# Exercise goal
Output the material word for word. Leave each picture out.

# Source material
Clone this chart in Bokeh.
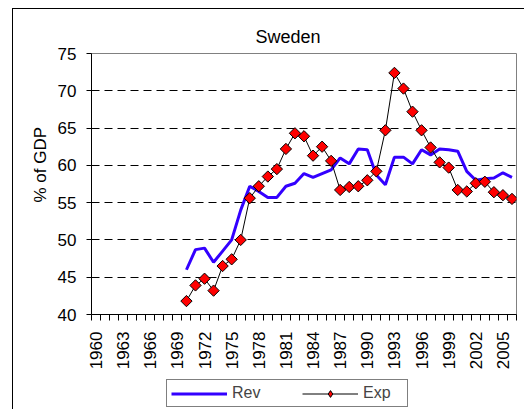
from math import pi
from bokeh.plotting import figure
from bokeh.layouts import column
from bokeh.models import FixedTicker, Legend, LegendItem, Title
from bokeh.embed import file_html
from bokeh.resources import INLINE

years = list(range(1970, 2007))
rev = [46.0, 48.7, 48.9, 47.0, 48.5, 50.0, 54.0, 57.2, 56.5, 55.7, 55.7, 57.2,
       57.6, 58.9, 58.4, 58.9, 59.4, 61.0, 60.2, 62.2, 62.1, 58.7, 57.4, 61.1,
       61.1, 60.2, 62.1, 61.4, 62.2, 62.1, 61.9, 59.2, 58.0, 58.2, 58.3, 59.0, 58.4]
exp = [41.8, 43.9, 44.8, 43.2, 46.5, 47.4, 50.0, 55.6, 57.2, 58.5, 59.5, 62.2,
       64.3, 63.9, 61.3, 62.5, 60.6, 56.7, 57.1, 57.2, 58.0, 59.2, 64.7, 72.4,
       70.3, 67.2, 64.7, 62.4, 60.4, 59.7, 56.7, 56.5, 57.6, 57.8, 56.4, 56.0, 55.5]
all_years = list(range(1960, 2007))
label_years = list(range(1960, 2006, 3))
tick_labels = [str(y) for y in label_years]
y_ticks = [40, 45, 50, 55, 60, 65, 70, 75]

FONT = "Liberation Sans"
REV_COLOR = "#3300ff"
EXP_FILL = "#ff0000"

# chart-area frame (Excel style) drawn as CSS background behind transparent canvas
FRAME_BG_TOP = ("linear-gradient(#000, #000) 12px 8px / 1px 100% no-repeat, "
                "linear-gradient(#000, #000) 12px 8px / 100% 1px no-repeat, white")
FRAME_BG_BOT = "linear-gradient(#000, #000) 12px 0px / 1px 100% no-repeat, white"

p = figure(width=524, height=372, x_range=(1959.5, 2006.5), y_range=(40, 75),
           output_backend="svg", toolbar_location=None,
           min_border_left=91, min_border_right=8, min_border_top=53,
           min_border_bottom=57, styles={"background": FRAME_BG_TOP})
p.background_fill_color = "white"
p.border_fill_color = None
p.outline_line_color = "#808080"
p.outline_line_width = 1

p.title.text = "Sweden"
p.title.align = "left"
p.title.offset = 164
p.title.standoff = 14
p.title.text_font = FONT
p.title.text_font_size = "18px"
p.title.text_font_style = "normal"
p.title.text_color = "black"

# x axis
p.xaxis.ticker = FixedTicker(ticks=label_years,
                             minor_ticks=[y - 0.5 for y in all_years + [2007]])
p.xaxis.major_label_overrides = {y: s for y, s in zip(label_years, tick_labels)}
p.xaxis.major_label_orientation = pi / 2
p.xaxis.major_tick_out = 0
p.xaxis.major_tick_in = 0
p.xaxis.minor_tick_out = 6
p.xaxis.minor_tick_in = 0
p.xaxis.minor_tick_line_color = "black"
p.xaxis.major_label_standoff = 11
p.xaxis.major_label_text_font = FONT
p.xaxis.major_label_text_font_size = "17px"
p.xaxis.major_label_text_color = "black"
p.xaxis.axis_line_color = "black"

# y axis
p.yaxis.ticker = FixedTicker(ticks=y_ticks, minor_ticks=[])
p.yaxis.major_tick_out = 5
p.yaxis.major_tick_in = 0
p.yaxis.minor_tick_out = 0
p.yaxis.major_label_standoff = 10
p.yaxis.major_label_text_font = FONT
p.yaxis.major_label_text_font_size = "17px"
p.yaxis.major_label_text_color = "black"
p.yaxis.axis_line_color = "black"

ylab = Title(text="% of GDP", align="left", offset=112, standoff=10,
             text_font=FONT, text_font_size="17px", text_font_style="normal",
             text_color="black")
p.add_layout(ylab, "left")

p.xgrid.visible = False
p.ygrid.ticker = FixedTicker(ticks=[45, 50, 55, 60, 65, 70])
p.ygrid.grid_line_color = "black"
p.ygrid.grid_line_dash = "8 5"
p.ygrid.grid_line_width = 1

p.line(years, rev, line_color=REV_COLOR, line_width=3)
p.line(years, exp, line_color="black", line_width=1)
p.scatter(years, exp, marker="square", angle=pi / 4, size=8,
          fill_color=EXP_FILL, line_color="black", line_width=1)

# legend strip below the chart (its glyph renderers lie outside its view range)
lg = figure(width=524, height=37, x_range=(0, 1), y_range=(0, 1),
            output_backend="svg", toolbar_location=None,
            min_border_left=0, min_border_right=0, min_border_top=0,
            min_border_bottom=0, styles={"background": FRAME_BG_BOT})
lg.axis.visible = False
lg.grid.visible = False
lg.outline_line_color = None
lg.background_fill_color = None
lg.border_fill_color = None
l_rev = lg.line(years, rev, line_color=REV_COLOR, line_width=3)
l_exp = lg.line(years, exp, line_color="black", line_width=1)
l_pts = lg.scatter(years, exp, marker="diamond", size=13,
                   fill_color=EXP_FILL, line_color="black", line_width=1)
legend = Legend(items=[LegendItem(label="Rev", renderers=[l_rev]),
                       LegendItem(label="Exp", renderers=[l_exp, l_pts])],
                orientation="horizontal", location=(75, 2),
                glyph_width=56, glyph_height=17, label_height=17,
                label_standoff=5, spacing=30,
                padding=4, margin=0, label_width=40,
                label_text_font=FONT, label_text_font_size="16px",
                border_line_color="black", border_line_width=1,
                background_fill_color="white", background_fill_alpha=1)
lg.add_layout(legend, "center")

layout = column(p, lg, spacing=0)
open("out.html", "w").write(file_html(layout, INLINE))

# Exercise response
Clone this chart in Bokeh.
from math import pi
from bokeh.plotting import figure
from bokeh.layouts import column
from bokeh.models import FixedTicker, Legend, LegendItem, Title
from bokeh.embed import file_html
from bokeh.resources import INLINE

years = list(range(1970, 2007))
rev = [46.0, 48.7, 48.9, 47.0, 48.5, 50.0, 54.0, 57.2, 56.5, 55.7, 55.7, 57.2,
       57.6, 58.9, 58.4, 58.9, 59.4, 61.0, 60.2, 62.2, 62.1, 58.7, 57.4, 61.1,
       61.1, 60.2, 62.1, 61.4, 62.2, 62.1, 61.9, 59.2, 58.0, 58.2, 58.3, 59.0, 58.4]
exp = [41.8, 43.9, 44.8, 43.2, 46.5, 47.4, 50.0, 55.6, 57.2, 58.5, 59.5, 62.2,
       64.3, 63.9, 61.3, 62.5, 60.6, 56.7, 57.1, 57.2, 58.0, 59.2, 64.7, 72.4,
       70.3, 67.2, 64.7, 62.4, 60.4, 59.7, 56.7, 56.5, 57.6, 57.8, 56.4, 56.0, 55.5]
all_years = list(range(1960, 2007))
label_years = list(range(1960, 2006, 3))
tick_labels = [str(y) for y in label_years]
y_ticks = [40, 45, 50, 55, 60, 65, 70, 75]

FONT = "Liberation Sans"
REV_COLOR = "#3300ff"
EXP_FILL = "#ff0000"

# chart-area frame (Excel style) drawn as CSS background behind transparent canvas
FRAME_BG_TOP = ("linear-gradient(#000, #000) 12px 8px / 1px 100% no-repeat, "
                "linear-gradient(#000, #000) 12px 8px / 100% 1px no-repeat, white")
FRAME_BG_BOT = "linear-gradient(#000, #000) 12px 0px / 1px 100% no-repeat, white"

p = figure(width=524, height=372, x_range=(1959.5, 2006.5), y_range=(40, 75),
           output_backend="svg", toolbar_location=None,
           min_border_left=91, min_border_right=8, min_border_top=53,
           min_border_bottom=57, styles={"background": FRAME_BG_TOP})
p.background_fill_color = "white"
p.border_fill_color = None
p.outline_line_color = "#808080"
p.outline_line_width = 1

p.title.text = "Sweden"
p.title.align = "left"
p.title.offset = 164
p.title.standoff = 14
p.title.text_font = FONT
p.title.text_font_size = "18px"
p.title.text_font_style = "normal"
p.title.text_color = "black"

# x axis
p.xaxis.ticker = FixedTicker(ticks=label_years,
                             minor_ticks=[y - 0.5 for y in all_years + [2007]])
p.xaxis.major_label_overrides = {y: s for y, s in zip(label_years, tick_labels)}
p.xaxis.major_label_orientation = pi / 2
p.xaxis.major_tick_out = 0
p.xaxis.major_tick_in = 0
p.xaxis.minor_tick_out = 6
p.xaxis.minor_tick_in = 0
p.xaxis.minor_tick_line_color = "black"
p.xaxis.major_label_standoff = 11
p.xaxis.major_label_text_font = FONT
p.xaxis.major_label_text_font_size = "17px"
p.xaxis.major_label_text_color = "black"
p.xaxis.axis_line_color = "black"

# y axis
p.yaxis.ticker = FixedTicker(ticks=y_ticks, minor_ticks=[])
p.yaxis.major_tick_out = 5
p.yaxis.major_tick_in = 0
p.yaxis.minor_tick_out = 0
p.yaxis.major_label_standoff = 10
p.yaxis.major_label_text_font = FONT
p.yaxis.major_label_text_font_size = "17px"
p.yaxis.major_label_text_color = "black"
p.yaxis.axis_line_color = "black"

ylab = Title(text="% of GDP", align="left", offset=112, standoff=10,
             text_font=FONT, text_font_size="17px", text_font_style="normal",
             text_color="black")
p.add_layout(ylab, "left")

p.xgrid.visible = False
p.ygrid.ticker = FixedTicker(ticks=[45, 50, 55, 60, 65, 70])
p.ygrid.grid_line_color = "black"
p.ygrid.grid_line_dash = "8 5"
p.ygrid.grid_line_width = 1

p.line(years, rev, line_color=REV_COLOR, line_width=3)
p.line(years, exp, line_color="black", line_width=1)
p.scatter(years, exp, marker="square", angle=pi / 4, size=8,
          fill_color=EXP_FILL, line_color="black", line_width=1)

# legend strip below the chart (its glyph renderers lie outside its view range)
lg = figure(width=524, height=37, x_range=(0, 1), y_range=(0, 1),
            output_backend="svg", toolbar_location=None,
            min_border_left=0, min_border_right=0, min_border_top=0,
            min_border_bottom=0, styles={"background": FRAME_BG_BOT})
lg.axis.visible = False
lg.grid.visible = False
lg.outline_line_color = None
lg.background_fill_color = None
lg.border_fill_color = None
l_rev = lg.line(years, rev, line_color=REV_COLOR, line_width=3)
l_exp = lg.line(years, exp, line_color="black", line_width=1)
l_pts = lg.scatter(years, exp, marker="diamond", size=13,
                   fill_color=EXP_FILL, line_color="black", line_width=1)
legend = Legend(items=[LegendItem(label="Rev", renderers=[l_rev]),
                       LegendItem(label="Exp", renderers=[l_exp, l_pts])],
                orientation="horizontal", location=(75, 2),
                glyph_width=56, glyph_height=17, label_height=17,
                label_standoff=5, spacing=30,
                padding=4, margin=0, label_width=40,
                label_text_font=FONT, label_text_font_size="16px",
                border_line_color="black", border_line_width=1,
                background_fill_color="white", background_fill_alpha=1)
lg.add_layout(legend, "center")

layout = column(p, lg, spacing=0)
open("out.html", "w").write(file_html(layout, INLINE))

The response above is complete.